Aim:
Retype exactly what runs from the first line of the data to the line with "Arial, Helvetica, sans-serif';", keeping both of those lines and skipping pictures.
:::
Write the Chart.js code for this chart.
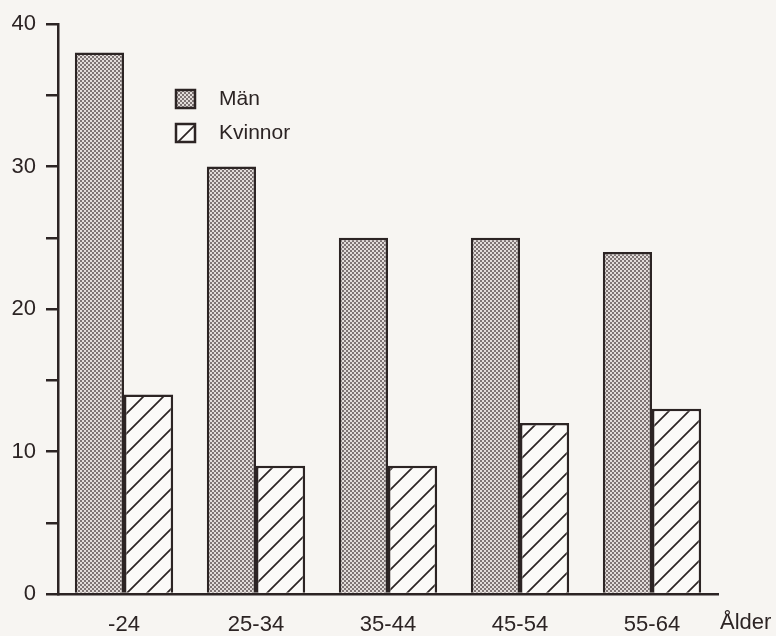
<!DOCTYPE html>
<html lang="sv">
<head>
    <meta charset="UTF-8">
    <title>Män och kvinnor efter ålder</title>
    <script src="https://cdn.jsdelivr.net/npm/chart.js"></script>
    <style>
        html, body { margin: 0; padding: 0; background: #f7f5f2; }
        #wrap { width: 776px; height: 636px; }
    </style>
</head>
<body>
<div id="wrap"><canvas id="ageChart" width="776" height="636"></canvas></div>
<script>
    // data
    var ageGroups = ['-24', '25-34', '35-44', '45-54', '55-64'];
    var menValues = [38, 30, 25, 25, 24];
    var womenValues = [14, 9, 9, 12, 13];
    var yTicks = [0, 10, 20, 30, 40];
    var xTitle = 'Ålder';

    var ink = '#2c2424';
    var fontFamily = '"Liberation Sans", Arial, Helvetica, sans-serif';

    function makeStipple() { // grey dotted raster like the print
        var c = document.createElement('canvas');
        c.width = 4; c.height = 4;
        var g = c.getContext('2d');
        g.fillStyle = '#e2dcda';
        g.fillRect(0, 0, 4, 4);
        g.fillStyle = '#7e7474';
        g.fillRect(0, 0, 2, 2);
        g.fillRect(2, 2, 2, 2);
        return g.createPattern(c, 'repeat');
    }

    function makeHatch() { // "/" lines on white
        var s = 20;
        var c = document.createElement('canvas');
        c.width = s; c.height = s;
        var g = c.getContext('2d');
        g.fillStyle = '#fbfaf8';
        g.fillRect(0, 0, s, s);
        g.strokeStyle = ink;
        g.lineWidth = 1.7;
        g.beginPath();
        g.moveTo(-2, s + 2); g.lineTo(s + 2, -2);
        g.moveTo(-2, 2); g.lineTo(2, -2);
        g.moveTo(s - 2, s + 2); g.lineTo(s + 2, s - 2);
        g.stroke();
        return g.createPattern(c, 'repeat');
    }

    var stipple = makeStipple();
    var hatch = makeHatch();

    var boxLegend = { // legend inside the plot, near the top
        id: 'boxLegend',
        afterDraw: function(chart) {
            var ctx = chart.ctx;
            ctx.save();
            chart.data.datasets.forEach(function(ds, i) {
                var x = 176, y = 90 + i * 34;
                ctx.fillStyle = ds.backgroundColor;
                ctx.fillRect(x, y, 19, 18);
                ctx.lineWidth = 2.5;
                ctx.strokeStyle = ink;
                ctx.strokeRect(x, y, 19, 18);
                ctx.fillStyle = ink;
                ctx.font = '21px ' + fontFamily;
                ctx.textBaseline = 'middle';
                ctx.fillText(ds.label, x + 43, y + 9);
            });
            // axis title at the right end of the category labels
            ctx.font = '22px ' + fontFamily;
            ctx.textBaseline = 'middle';
            ctx.fillText(xTitle, 720, 623);
            ctx.restore();
        }
    };

    var ctx = document.getElementById('ageChart').getContext('2d');
    var ageChart = new Chart(ctx, {
        type: 'bar',
        data: {
            labels: ageGroups,
            datasets: [{
                label: 'Män',
                data: menValues,
                backgroundColor: stipple,
                borderColor: ink,
                borderWidth: 2.5
            }, {
                label: 'Kvinnor',
                data: womenValues,
                backgroundColor: hatch,
                borderColor: ink,
                borderWidth: 2.5
            }]
        },
        options: {
            responsive: false,
            animation: false,
            layout: { padding: { top: 24, right: 58, left: 0, bottom: 0 } },
            categoryPercentage: 0.745,
            barPercentage: 1.0,
            plugins: {
                legend: { display: false },
                tooltip: { enabled: false }
            },
            scales: {
                x: {
                    grid: { display: false },
                    border: { display: true, color: ink, width: 2.5 },
                    ticks: { color: ink, padding: 10, font: { family: fontFamily, size: 22 } },
                    afterFit: function(scale) { scale.height = 42; }
                },
                y: {
                    min: 0,
                    max: 40,
                    grid: { drawOnChartArea: false, tickLength: 12, color: ink, lineWidth: 2.5 },
                    border: { display: true, color: ink, width: 2.5 },
                    ticks: {
                        stepSize: 5,
                        color: ink,
                        padding: 10,
                        font: { family: fontFamily, size: 22 },
                        callback: function(v) { return yTicks.indexOf(v) >= 0 ? String(v) : ''; }
                    },
                    afterFit: function(scale) { scale.width = 58; }
                }
            }
        },
        plugins: [boxLegend]
    });
</script>
</body>
</html>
:::
The completed task:
Write the Chart.js code for this chart.
<!DOCTYPE html>
<html lang="sv">
<head>
    <meta charset="UTF-8">
    <title>Män och kvinnor efter ålder</title>
    <script src="https://cdn.jsdelivr.net/npm/chart.js"></script>
    <style>
        html, body { margin: 0; padding: 0; background: #f7f5f2; }
        #wrap { width: 776px; height: 636px; }
    </style>
</head>
<body>
<div id="wrap"><canvas id="ageChart" width="776" height="636"></canvas></div>
<script>
    // data
    var ageGroups = ['-24', '25-34', '35-44', '45-54', '55-64'];
    var menValues = [38, 30, 25, 25, 24];
    var womenValues = [14, 9, 9, 12, 13];
    var yTicks = [0, 10, 20, 30, 40];
    var xTitle = 'Ålder';

    var ink = '#2c2424';
    var fontFamily = '"Liberation Sans", Arial, Helvetica, sans-serif';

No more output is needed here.